PREMIS grew out of an effort by the cultural heritage community to build on the Open Archival Information System repository model for digital resources. Discussions about the need for preservation metadata led to the formation of a PREMIS Working Group in 2003, an international collaboration of experts involved in digital preservation activities, jointly sponsored by OCLC and RLG. The initial result was a tool that has been in increasing use ever since – the PREMIS Data Dictionary for Preservation Metadata.
The Data Dictionary is a comprehensive resource for the implementation of preservation metadata in digital library systems. It consists of a core set of standardized data elements that are recommended for repositories to manage and perform the preservation function. These crucial functions include actions to make the digital objects useable over time, keeping them viable, or readable, displayable and kept intact, all for the purpose of future access.
The digital preservation community recognized the importance of the Data Dictionary from the start: in 2005 the Working Group received the prestigious Digital Preservation Award from the Digital Preservation Coalition in the UK, and a year later, was given the Preservation Publication Award by the Society of American Archivists. The judges for this last award noted, “The work is intellectually sophisticated, groundbreaking, truly collaborative and international in scope, and is of great significance for the archival preservation community.”
To illustrate a general need for preservation metadata, for example, consider that certain file formats can become obsolete and not accessible by current applications. This would require either transforming older formats to new (migration), or reproducing the original experience with newer technology (emulation). In order to succeed, both of these strategies would require the following: technical metadata about the original files, the older hardware and software that they ran on, and what actions had been performed on them – in other words, preservation metadata.
The implementation of PREMIS has matured since the Data Dictionary was first issued. It is increasingly being seen as a key tool for developing a preservation infrastructure. Even though PREMIS is just beginning to be adopted by some institutions, it has had an impact on their overall preservation strategies.
Government agencies, such as the Government Printing Office and the National Archives and Records Administration have adopted or are planning to adopt PREMIS. Ex Libris, a library information technology company, has also integrated PREMIS into their preservation product. Translation of Understanding PREMIS into Spanish, Italian and German, and translation of the entire Data Dictionary into Japanese, demonstrates broad international appeal. In some countries, use of the Data Dictionary is mandated for digital objects in cultural heritage digital repositories.
The Library’s Network Development and Standards Office hosts the PREMIS website, which provides documentation and discussion lists, and serves as a central information point for all things PREMIS. The initial working group has now been replaced by the ongoing PREMIS Maintenance Activity, which includes a PREMIS Editorial Committee. This activity supports the maintenance of the Data Dictionary as well as the XML schema, maintains centralized discussion groups and forums, and provides tutorials and workshops on PREMIS. The PREMIS folks are not without a sense of humor, either – part of this ongoing activity is the PREMIS Implementers Group (the “PIG”), which hosts a wiki called “The PigPen.”

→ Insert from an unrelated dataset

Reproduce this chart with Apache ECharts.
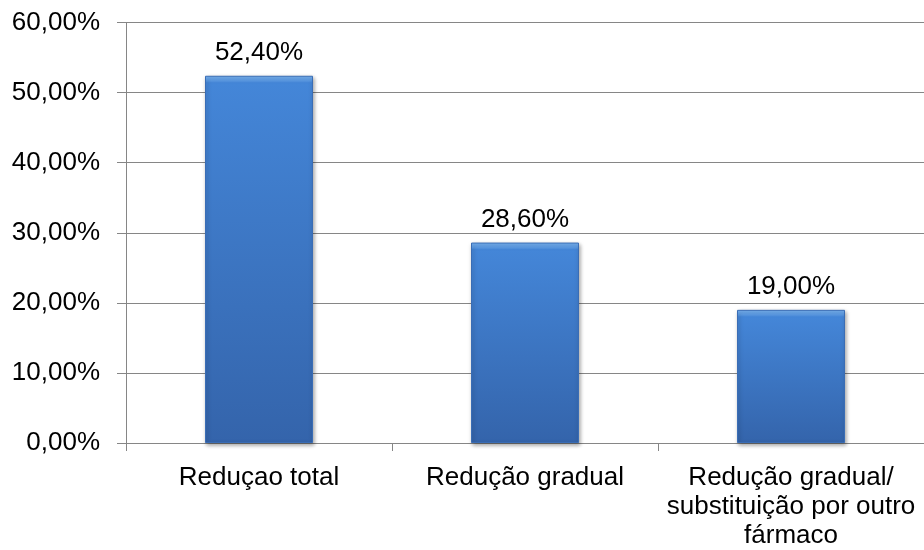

The Library of Congress contracted with the Florida Center for Library Automation to build a tool that supports PREMIS implementation by automating the preservation metadata creation process. The result was the PREMIS in METS , a free toolbox that is available on SourceForge.
According to Rebecca Guenther, there are many near-term goals for the overall PREMIS activity, including revisions of the Data Dictionary based on user experiences, explorations of changes to the underlying data model, experimentation with the exchange of objects between repositories and implementation at the Library of Congress in some digital projects. Guenther says, “a lot of these data elements are already available from the objects, but the challenge is capturing them and putting them in one place to be used for the preservation process.”
(UPDATE: Since this article was originally published, there is an updated version of the Data Dictionary available, as well as a new OWL ontology. Rebecca Guenther has left the Library and is now serving as an independent consultant to the project. See the PREMIS page for the latest information.)